Below this line are records; write out exactly the lines from the one containing "Write the Plotly.js code for this chart." through the one containing "const refLabels = ['0','-3'];", with the pictures left out.

──────── EXCERPTED DATA ────────

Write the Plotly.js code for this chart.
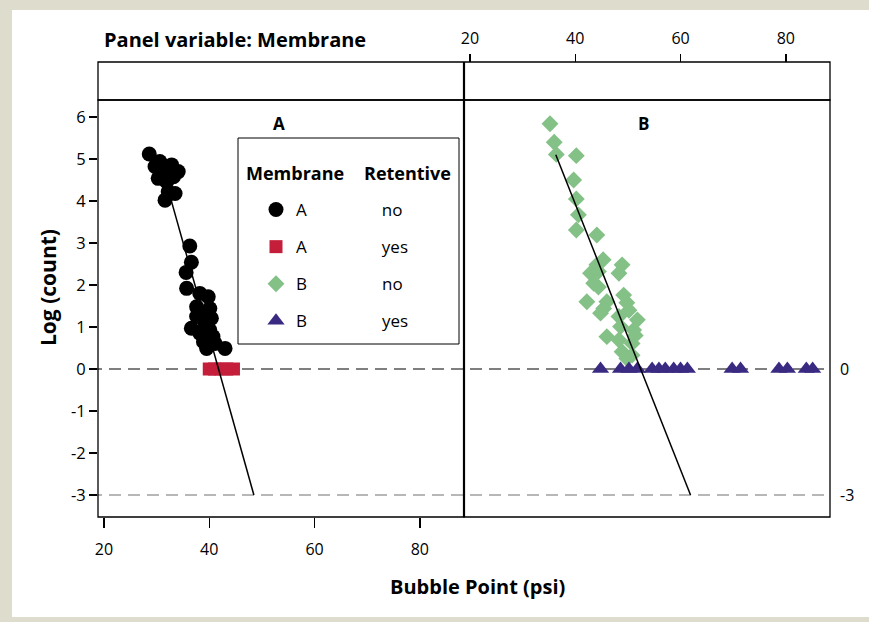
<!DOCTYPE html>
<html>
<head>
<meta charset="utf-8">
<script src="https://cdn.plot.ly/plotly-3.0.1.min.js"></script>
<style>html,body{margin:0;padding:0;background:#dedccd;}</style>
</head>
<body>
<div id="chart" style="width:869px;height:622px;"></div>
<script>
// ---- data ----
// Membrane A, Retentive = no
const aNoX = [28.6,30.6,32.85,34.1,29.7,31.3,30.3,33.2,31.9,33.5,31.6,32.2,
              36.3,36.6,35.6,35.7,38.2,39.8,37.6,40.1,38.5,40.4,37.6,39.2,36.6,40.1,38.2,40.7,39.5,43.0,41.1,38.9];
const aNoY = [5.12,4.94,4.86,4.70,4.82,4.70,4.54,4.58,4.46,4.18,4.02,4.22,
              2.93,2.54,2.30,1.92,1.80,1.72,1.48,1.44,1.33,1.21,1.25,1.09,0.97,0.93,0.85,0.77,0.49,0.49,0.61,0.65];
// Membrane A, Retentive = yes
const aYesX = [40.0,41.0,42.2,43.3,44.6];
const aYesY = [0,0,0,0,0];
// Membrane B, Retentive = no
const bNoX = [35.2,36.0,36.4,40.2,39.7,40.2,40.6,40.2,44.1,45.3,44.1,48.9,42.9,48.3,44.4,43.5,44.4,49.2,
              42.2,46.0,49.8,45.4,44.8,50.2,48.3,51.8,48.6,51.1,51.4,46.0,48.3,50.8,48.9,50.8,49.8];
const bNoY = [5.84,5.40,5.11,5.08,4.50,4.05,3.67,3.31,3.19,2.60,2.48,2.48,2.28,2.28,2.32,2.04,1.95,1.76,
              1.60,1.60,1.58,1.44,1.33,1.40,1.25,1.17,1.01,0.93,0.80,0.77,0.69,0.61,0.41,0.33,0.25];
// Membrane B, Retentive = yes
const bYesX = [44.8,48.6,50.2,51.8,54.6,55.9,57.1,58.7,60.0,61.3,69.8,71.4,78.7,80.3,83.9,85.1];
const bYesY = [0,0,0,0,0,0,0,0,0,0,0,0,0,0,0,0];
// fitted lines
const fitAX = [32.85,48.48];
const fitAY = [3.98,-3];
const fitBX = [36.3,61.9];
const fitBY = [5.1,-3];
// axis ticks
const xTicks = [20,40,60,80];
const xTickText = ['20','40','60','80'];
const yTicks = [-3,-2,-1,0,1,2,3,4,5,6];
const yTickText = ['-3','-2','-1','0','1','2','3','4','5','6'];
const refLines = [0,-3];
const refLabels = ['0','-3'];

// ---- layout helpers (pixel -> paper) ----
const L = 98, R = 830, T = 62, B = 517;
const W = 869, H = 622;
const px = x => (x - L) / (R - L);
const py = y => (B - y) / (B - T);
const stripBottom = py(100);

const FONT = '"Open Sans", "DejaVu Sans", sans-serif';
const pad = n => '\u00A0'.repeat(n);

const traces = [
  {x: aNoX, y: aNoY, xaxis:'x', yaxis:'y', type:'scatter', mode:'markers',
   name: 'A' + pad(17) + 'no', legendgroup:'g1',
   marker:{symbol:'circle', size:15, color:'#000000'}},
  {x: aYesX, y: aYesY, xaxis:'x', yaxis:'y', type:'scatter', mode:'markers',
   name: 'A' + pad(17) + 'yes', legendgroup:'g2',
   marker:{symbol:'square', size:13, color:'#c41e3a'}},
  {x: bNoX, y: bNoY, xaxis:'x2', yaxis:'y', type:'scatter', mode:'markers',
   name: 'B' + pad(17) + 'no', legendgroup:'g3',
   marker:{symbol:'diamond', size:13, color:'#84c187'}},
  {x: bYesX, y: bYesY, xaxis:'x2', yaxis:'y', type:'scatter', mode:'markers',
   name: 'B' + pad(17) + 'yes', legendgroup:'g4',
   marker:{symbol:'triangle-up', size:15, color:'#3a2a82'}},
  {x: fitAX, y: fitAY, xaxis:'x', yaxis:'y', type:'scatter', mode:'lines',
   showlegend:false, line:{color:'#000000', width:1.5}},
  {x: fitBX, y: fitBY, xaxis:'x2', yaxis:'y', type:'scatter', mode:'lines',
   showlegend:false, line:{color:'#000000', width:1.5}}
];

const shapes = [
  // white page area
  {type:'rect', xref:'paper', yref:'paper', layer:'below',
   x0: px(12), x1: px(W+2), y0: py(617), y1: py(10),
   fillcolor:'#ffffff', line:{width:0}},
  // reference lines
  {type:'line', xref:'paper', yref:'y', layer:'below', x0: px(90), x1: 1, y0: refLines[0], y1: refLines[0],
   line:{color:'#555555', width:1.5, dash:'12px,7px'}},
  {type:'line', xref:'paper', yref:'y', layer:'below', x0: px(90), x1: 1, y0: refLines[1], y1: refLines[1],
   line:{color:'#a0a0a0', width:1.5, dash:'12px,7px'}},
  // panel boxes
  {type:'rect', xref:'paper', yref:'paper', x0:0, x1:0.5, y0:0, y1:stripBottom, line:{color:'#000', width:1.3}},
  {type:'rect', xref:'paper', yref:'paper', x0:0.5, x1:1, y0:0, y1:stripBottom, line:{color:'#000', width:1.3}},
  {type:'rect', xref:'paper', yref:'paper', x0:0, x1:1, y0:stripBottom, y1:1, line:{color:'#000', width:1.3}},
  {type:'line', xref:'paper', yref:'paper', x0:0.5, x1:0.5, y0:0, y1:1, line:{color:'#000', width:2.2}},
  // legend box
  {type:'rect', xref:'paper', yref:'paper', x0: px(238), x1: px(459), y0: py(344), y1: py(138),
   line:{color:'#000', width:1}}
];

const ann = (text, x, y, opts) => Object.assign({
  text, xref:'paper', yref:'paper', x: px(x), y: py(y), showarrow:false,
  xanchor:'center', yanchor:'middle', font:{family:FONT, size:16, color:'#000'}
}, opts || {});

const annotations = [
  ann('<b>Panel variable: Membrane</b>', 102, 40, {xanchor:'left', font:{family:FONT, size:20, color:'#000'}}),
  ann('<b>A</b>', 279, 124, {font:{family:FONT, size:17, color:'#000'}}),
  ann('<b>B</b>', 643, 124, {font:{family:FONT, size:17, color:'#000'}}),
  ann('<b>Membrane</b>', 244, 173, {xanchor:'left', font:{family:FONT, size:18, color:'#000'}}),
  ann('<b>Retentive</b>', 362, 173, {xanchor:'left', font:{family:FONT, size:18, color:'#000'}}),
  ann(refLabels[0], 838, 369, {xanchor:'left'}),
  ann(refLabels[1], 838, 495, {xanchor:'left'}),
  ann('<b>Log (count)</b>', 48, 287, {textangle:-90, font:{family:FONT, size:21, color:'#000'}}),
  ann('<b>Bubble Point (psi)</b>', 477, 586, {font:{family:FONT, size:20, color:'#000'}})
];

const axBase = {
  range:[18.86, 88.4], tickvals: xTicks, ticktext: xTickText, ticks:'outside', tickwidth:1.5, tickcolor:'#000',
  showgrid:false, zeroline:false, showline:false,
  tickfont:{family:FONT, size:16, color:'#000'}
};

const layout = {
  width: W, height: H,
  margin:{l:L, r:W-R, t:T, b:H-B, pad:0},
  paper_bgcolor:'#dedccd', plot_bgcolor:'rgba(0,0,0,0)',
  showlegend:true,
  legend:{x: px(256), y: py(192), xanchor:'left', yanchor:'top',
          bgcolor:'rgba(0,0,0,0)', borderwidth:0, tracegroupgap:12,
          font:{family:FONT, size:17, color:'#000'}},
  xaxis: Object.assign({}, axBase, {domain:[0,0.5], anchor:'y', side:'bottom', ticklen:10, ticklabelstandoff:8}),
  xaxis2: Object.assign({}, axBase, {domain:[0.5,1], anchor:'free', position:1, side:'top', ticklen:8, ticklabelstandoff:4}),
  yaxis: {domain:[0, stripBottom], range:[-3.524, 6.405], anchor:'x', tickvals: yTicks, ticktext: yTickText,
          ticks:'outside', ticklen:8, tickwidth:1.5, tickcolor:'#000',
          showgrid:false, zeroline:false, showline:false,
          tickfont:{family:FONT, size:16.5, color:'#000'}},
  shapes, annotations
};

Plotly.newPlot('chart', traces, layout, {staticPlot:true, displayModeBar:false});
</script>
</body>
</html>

────────
──────── EXCERPTED DATA ────────

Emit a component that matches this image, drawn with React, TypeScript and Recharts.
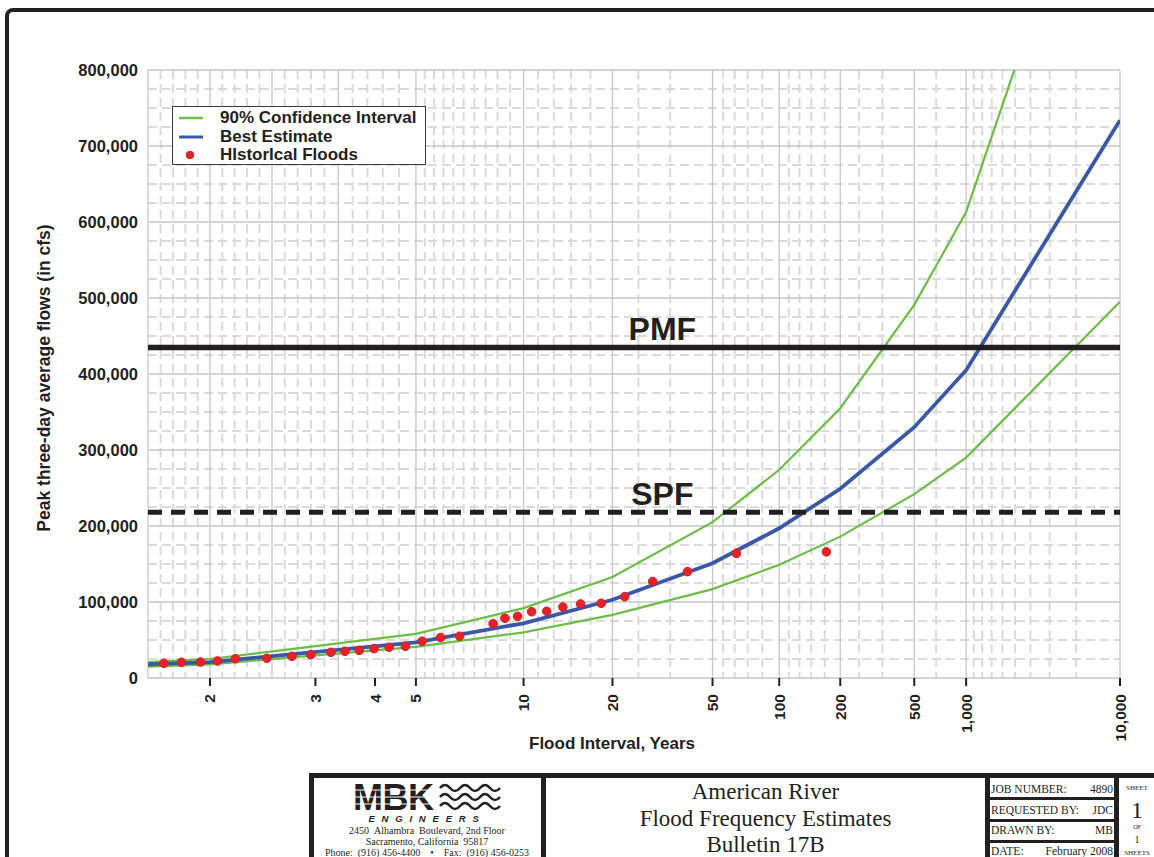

────────
──────── EXCERPTED DATA ────────

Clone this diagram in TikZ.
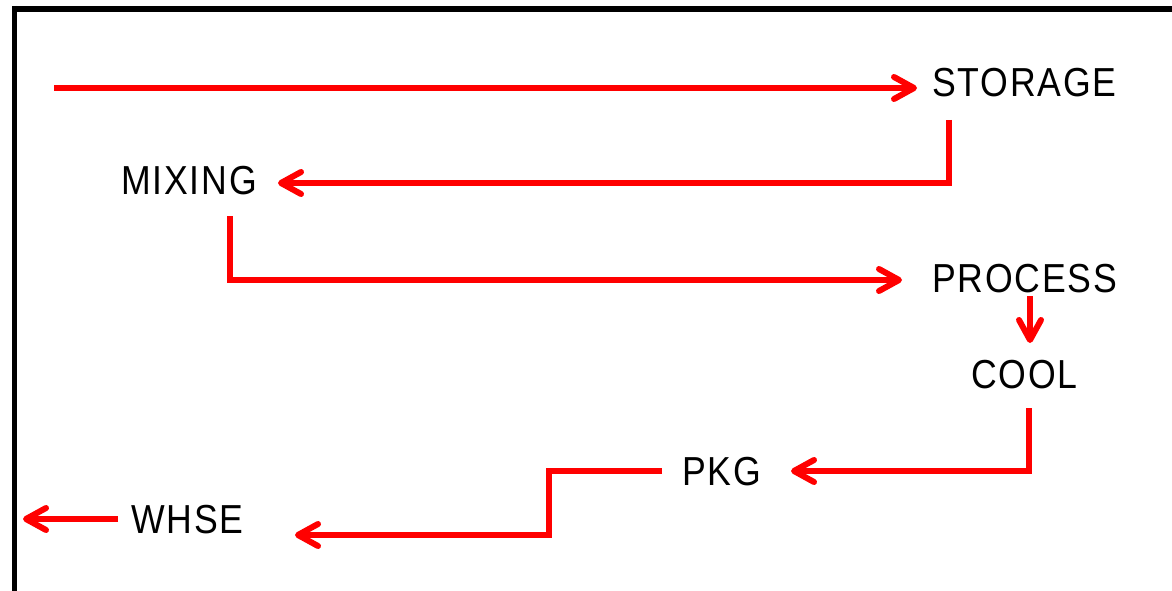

────────

* [THE REPLY]:
Write the Plotly.js code for this chart.
<!DOCTYPE html>
<html>
<head>
<meta charset="utf-8">
<script src="https://cdn.plot.ly/plotly-3.0.1.min.js"></script>
<style>html,body{margin:0;padding:0;background:#dedccd;}</style>
</head>
<body>
<div id="chart" style="width:869px;height:622px;"></div>
<script>
// ---- data ----
// Membrane A, Retentive = no
const aNoX = [28.6,30.6,32.85,34.1,29.7,31.3,30.3,33.2,31.9,33.5,31.6,32.2,
              36.3,36.6,35.6,35.7,38.2,39.8,37.6,40.1,38.5,40.4,37.6,39.2,36.6,40.1,38.2,40.7,39.5,43.0,41.1,38.9];
const aNoY = [5.12,4.94,4.86,4.70,4.82,4.70,4.54,4.58,4.46,4.18,4.02,4.22,
              2.93,2.54,2.30,1.92,1.80,1.72,1.48,1.44,1.33,1.21,1.25,1.09,0.97,0.93,0.85,0.77,0.49,0.49,0.61,0.65];
// Membrane A, Retentive = yes
const aYesX = [40.0,41.0,42.2,43.3,44.6];
const aYesY = [0,0,0,0,0];
// Membrane B, Retentive = no
const bNoX = [35.2,36.0,36.4,40.2,39.7,40.2,40.6,40.2,44.1,45.3,44.1,48.9,42.9,48.3,44.4,43.5,44.4,49.2,
              42.2,46.0,49.8,45.4,44.8,50.2,48.3,51.8,48.6,51.1,51.4,46.0,48.3,50.8,48.9,50.8,49.8];
const bNoY = [5.84,5.40,5.11,5.08,4.50,4.05,3.67,3.31,3.19,2.60,2.48,2.48,2.28,2.28,2.32,2.04,1.95,1.76,
              1.60,1.60,1.58,1.44,1.33,1.40,1.25,1.17,1.01,0.93,0.80,0.77,0.69,0.61,0.41,0.33,0.25];
// Membrane B, Retentive = yes
const bYesX = [44.8,48.6,50.2,51.8,54.6,55.9,57.1,58.7,60.0,61.3,69.8,71.4,78.7,80.3,83.9,85.1];
const bYesY = [0,0,0,0,0,0,0,0,0,0,0,0,0,0,0,0];
// fitted lines
const fitAX = [32.85,48.48];
const fitAY = [3.98,-3];
const fitBX = [36.3,61.9];
const fitBY = [5.1,-3];
// axis ticks
const xTicks = [20,40,60,80];
const xTickText = ['20','40','60','80'];
const yTicks = [-3,-2,-1,0,1,2,3,4,5,6];
const yTickText = ['-3','-2','-1','0','1','2','3','4','5','6'];
const refLines = [0,-3];
const refLabels = ['0','-3'];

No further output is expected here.